Bereavement and grief is a process. It’s important to know that every person has their own way of coping with loss and you cannot put a time limit on your grief. You must allow yourself to experience the stages of grief as they come up.

There are five stages to the grieving process:

  • Denial: Your experience is incomprehensible, initially. You find it impossible to believe the loss of your loved one is real, and you may be numb from the experience. This is normal and is known as shock.
  • Anger: As the truth of the situation begins to take hold and set in, it’s normal to feel anger and rage. This anger may be directed at yourself, the loved one for leaving you or even the doctors for not healing your loved one.
  • Bargaining: It’s not unusual for survivors to cope with loss by trying to negotiate, usually with their higher power. Don’t be surprised if you find yourself trying to make an “if only” deal with God.
  • Depression: The overwhelming sadness you feel is normal, and in most cases will not last forever. It’s common to feel as if life will never be the same but just as important to remember that you will get through this as cliche as it may sound.
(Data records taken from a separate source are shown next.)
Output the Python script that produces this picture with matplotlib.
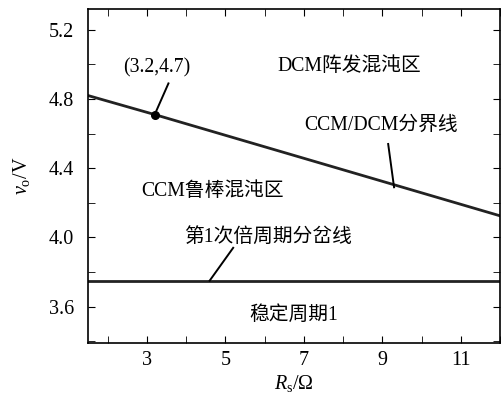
import matplotlib.pyplot as plt
from matplotlib.ticker import MultipleLocator

plt.rcParams['font.family'] = ['Liberation Serif', 'Noto Sans CJK SC']
plt.rcParams['mathtext.fontset'] = 'custom'
plt.rcParams['mathtext.rm'] = 'Liberation Serif'
plt.rcParams['mathtext.it'] = 'Liberation Serif:italic'

# CCM/DCM boundary and first period-doubling bifurcation line
boundary_r = [1.5, 3.2, 12.0]
boundary_v = [4.82, 4.71, 4.125]
bif_r = [1.5, 12.0]
bif_v = [3.75, 3.75]
mark_r, mark_v = 3.2, 4.71

fig = plt.figure(figsize=(5.02, 3.94), dpi=100)
ax = fig.add_axes([88 / 502, 1 - 343 / 394, 412 / 502, 334 / 394])

ax.plot(boundary_r, boundary_v, color='#222222', lw=2.0)
ax.plot(bif_r, bif_v, color='#222222', lw=2.0)
ax.plot(mark_r, mark_v, 'o', color='black', ms=5.5)

ax.set_xlim(1.5, 12)
ax.set_ylim(3.39, 5.32)
ax.set_xticks([3, 5, 7, 9, 11])
ax.set_yticks([3.6, 4.0, 4.4, 4.8, 5.2])
ax.set_yticklabels(['3.6', '4.0', '4.4', '4.8', '5.2'])
ax.xaxis.set_minor_locator(MultipleLocator(1))
ax.yaxis.set_minor_locator(MultipleLocator(0.2))
ax.tick_params(which='both', direction='in', top=True, right=True, labelsize=14.5)
ax.tick_params(axis='x', pad=6)
ax.tick_params(axis='y', pad=10)
ax.tick_params(which='major', length=5)
ax.tick_params(which='minor', length=5)
for s in ax.spines.values():
    s.set_linewidth(1.2)

ax.set_xlabel(r'$R_\mathrm{s}$/Ω', fontsize=14.5, labelpad=2)
ax.set_ylabel(r'$v_\mathrm{o}$/V', fontsize=14.5, labelpad=12)

fs = 14.2
ax.text(3.25, 4.98, '(3.2,4.7)', fontsize=fs, ha='center', va='center')
ax.plot([3.2, 3.55], [4.71, 4.89], color='black', lw=1.4)
ax.text(8.17, 4.99, 'DCM阵发混沌区', fontsize=fs, ha='center', va='center')
ax.text(8.96, 4.65, 'CCM/DCM分界线', fontsize=fs, ha='center', va='center')
ax.plot([9.3, 9.15], [4.29, 4.54], color='black', lw=1.4)
ax.text(4.68, 4.265, 'CCM鲁棒混沌区', fontsize=fs, ha='center', va='center')
ax.text(6.08, 4.0, '第1次倍周期分岔线', fontsize=fs, ha='center', va='center')
ax.plot([4.6, 5.2], [3.75, 3.94], color='black', lw=1.4)
ax.text(6.74, 3.55, '稳定周期1', fontsize=fs, ha='center', va='center')

fig.savefig('out.png', dpi=100)
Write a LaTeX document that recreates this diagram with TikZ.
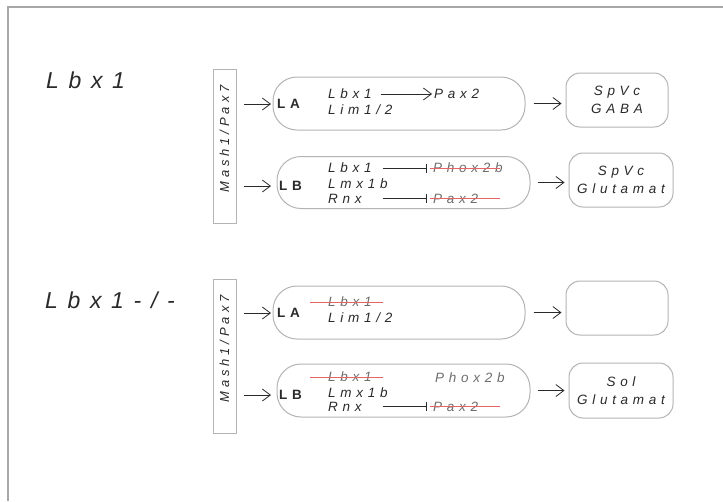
\documentclass[tikz,border=0pt]{standalone}
\usepackage{fontspec}
\setmainfont{Liberation Sans}
\newfontfamily\spc[LetterSpace=35]{Liberation Sans}
\newfontfamily\spcm[LetterSpace=30]{Liberation Sans}
\newfontfamily\spcbig[LetterSpace=42]{Liberation Sans}
\usetikzlibrary{arrows.meta}
\definecolor{txt}{HTML}{2A2A2A}
\definecolor{boxc}{HTML}{B4B4B4}
\definecolor{frm}{HTML}{A8A8A8}
\definecolor{strk}{HTML}{E86464}
\definecolor{grtxt}{HTML}{6E6E6E}
\begin{document}
\begin{tikzpicture}[x=1pt,y=-1pt,
  gene/.style={anchor=west, inner sep=0pt, text height=9.5pt, text depth=0pt, text=txt,
    font=\spc\itshape\fontsize{13.5}{15}\selectfont},
  ggene/.style={gene, text=grtxt},
  lbl/.style={anchor=west, inner sep=0pt, text height=9.5pt, text depth=0pt, text=txt,
    font=\spc\bfseries\fontsize{13.5}{15}\selectfont},
  big/.style={anchor=west, inner sep=0pt, text height=16pt, text depth=0pt, text=txt,
    font=\spcbig\itshape\fontsize{23}{26}\selectfont},
  lbox/.style={draw=boxc, line width=1pt, rounded corners=24pt, inner sep=0pt},
  rbox/.style={draw=boxc, line width=1pt, rounded corners=14pt, inner sep=0pt, align=center,
    text=txt, font=\spc\itshape\fontsize{13.5}{18}\selectfont},
  mbox/.style={draw=boxc, line width=1pt, inner sep=0pt},
  mtext/.style={inner sep=0pt, rotate=90, text=txt, font=\spcm\itshape\fontsize{13}{15}\selectfont},
  act/.style={draw=txt, line width=0.8pt, -{Straight Barb[length=8pt,width=12pt]}},
  inh/.style={draw=txt, line width=0.8pt, -{Bar[width=9pt]}},
  strike/.style={draw=strk, line width=1pt}
]
\useasboundingbox (0,0) rectangle (723,501);
\fill[white] (0,0) rectangle (723,501);
% frame
\coordinate (f1) at (723,7);
\coordinate (f2) at (8,7);
\coordinate (f3) at (8,501);
\draw[frm, line width=1.5pt] (f1) -- (f2) -- (f3);

% big labels
\node[big] (t1) at (46,80.5) {Lbx1};
\node[big] (t2) at (45,300) {Lbx1-/-};

% ---------- group 1 ----------
\node[mbox, minimum width=23pt, minimum height=154pt] (m1) at (224.5,146) {};
\node[mtext] (mt1) at (224.5,139) {Mash1/Pax7};

\node[lbox, minimum width=252pt, minimum height=53pt] (la1) at (399,103.5) {};
\node[lbox, minimum width=253pt, minimum height=52pt] (lb1) at (403.5,182.5) {};
\node[lbl] (LA1) at (277,104) {LA};
\node[lbl] (LB1) at (279,186) {LB};
\draw[act] ([xshift=7pt]m1.east |- LA1.west) -- ([xshift=-6pt]LA1.west);
\draw[act] ([xshift=7pt]m1.east |- LB1.west) -- ([xshift=-8pt]LB1.west);

\node[gene] (g1a) at (328,94) {Lbx1};
\node[gene] (g1b) at (328,110) {Lim1/2};
\node[gene] (g1c) at (434,94) {Pax2};
\draw[act] ([xshift=9pt]g1a.east) -- ([xshift=-2pt]g1c.west);

\node[gene] (g1d) at (328,168) {Lbx1};
\node[gene] (g1e) at (328,184) {Lmx1b};
\node[gene] (g1f) at (328,198.5) {Rnx};
\node[ggene] (g1g) at (433,168) {Phox2b};
\node[ggene] (g1h) at (433,198.5) {Pax2};
\draw[inh] ([xshift=11pt]g1d.east) -- ([xshift=-6pt]g1g.west);
\draw[inh] ([xshift=11pt]g1d.east |- g1f.east) -- ([xshift=-6pt]g1h.west);
\draw[strike] ([xshift=-3pt]g1g.west) -- ([xshift=-3pt]g1g.east);
\draw[strike] ([xshift=-3pt]g1h.west) -- ([xshift=-3pt]g1g.east |- g1h.east);

\node[rbox, minimum width=102pt, minimum height=54pt] (r1) at (617,100) {SpVc\\GABA};
\node[rbox, minimum width=104pt, minimum height=54pt] (r2) at (621,180) {SpVc\\Glutamat};
\draw[act] ([xshift=8pt]la1.east) -- ([xshift=-4pt]r1.west |- la1.east);
\draw[act] ([xshift=7pt]lb1.east) -- ([xshift=-4pt]r2.west |- lb1.east);

% ---------- group 2 ----------
\node[mbox, minimum width=23pt, minimum height=154pt] (m2) at (224.5,356) {};
\node[mtext] (mt2) at (224.5,349) {Mash1/Pax7};

\node[lbox, minimum width=252pt, minimum height=53pt] (la2) at (399,312.5) {};
\node[lbox, minimum width=253pt, minimum height=53pt] (lb2) at (403.5,390.5) {};
\node[lbl] (LA2) at (277,313) {LA};
\node[lbl] (LB2) at (279,395) {LB};
\draw[act] ([xshift=7pt]m2.east |- LA2.west) -- ([xshift=-6pt]LA2.west);
\draw[act] ([xshift=7pt]m2.east |- LB2.west) -- ([xshift=-8pt]LB2.west);

\node[ggene] (g2a) at (328,302) {Lbx1};
\node[gene] (g2b) at (328,318) {Lim1/2};
\draw[strike] ([xshift=-18pt]g2a.west) -- ([xshift=11pt]g2a.east);

\node[ggene] (g2d) at (328,377) {Lbx1};
\node[gene] (g2e) at (328,393) {Lmx1b};
\node[gene] (g2f) at (328,406.5) {Rnx};
\node[ggene] (g2g) at (435,378) {Phox2b};
\node[ggene] (g2h) at (433,406.5) {Pax2};
\draw[strike] ([xshift=-18pt]g2d.west) -- ([xshift=11pt]g2d.east);
\draw[inh] ([xshift=11pt]g2d.east |- g2f.east) -- ([xshift=-6pt]g2h.west);
\draw[strike] ([xshift=-3pt]g2h.west) -- ([xshift=-3pt]g1g.east |- g2h.east);

\node[rbox, minimum width=102pt, minimum height=54pt] (r3) at (617,308) {};
\node[rbox, minimum width=104pt, minimum height=55pt] (r4) at (621,390.5) {Sol\\Glutamat};
\draw[act] ([xshift=8pt]la2.east) -- ([xshift=-4pt]r3.west |- la2.east);
\draw[act] ([xshift=7pt]lb2.east) -- ([xshift=-4pt]r4.west |- lb2.east);
\end{tikzpicture}
\end{document}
Everything happens for a reason.
  • Acceptance: While this final stage of bereavement, grief is called “acceptance,” and refers to coming to terms with the finality of the loss and moving forward with your life. It does not mean that, from time to time, you may not revisit some of the stages listed above, but rather that the pain of your loss will become more manageable and not control your life as much.

4 – Take life by the horns

It is now time to be kind to yourself and move on with your life. This again doesn’t mean the pain or memory is forgotten, it just means you are now able to embrace your life.


In Loving Memory of my great Aunt Jeannie
“She made broken look beautiful
and strong look invincible.
She walked with the Universe
on her shoulders and made it
look like a pair of wings.”  Oh how I loved you.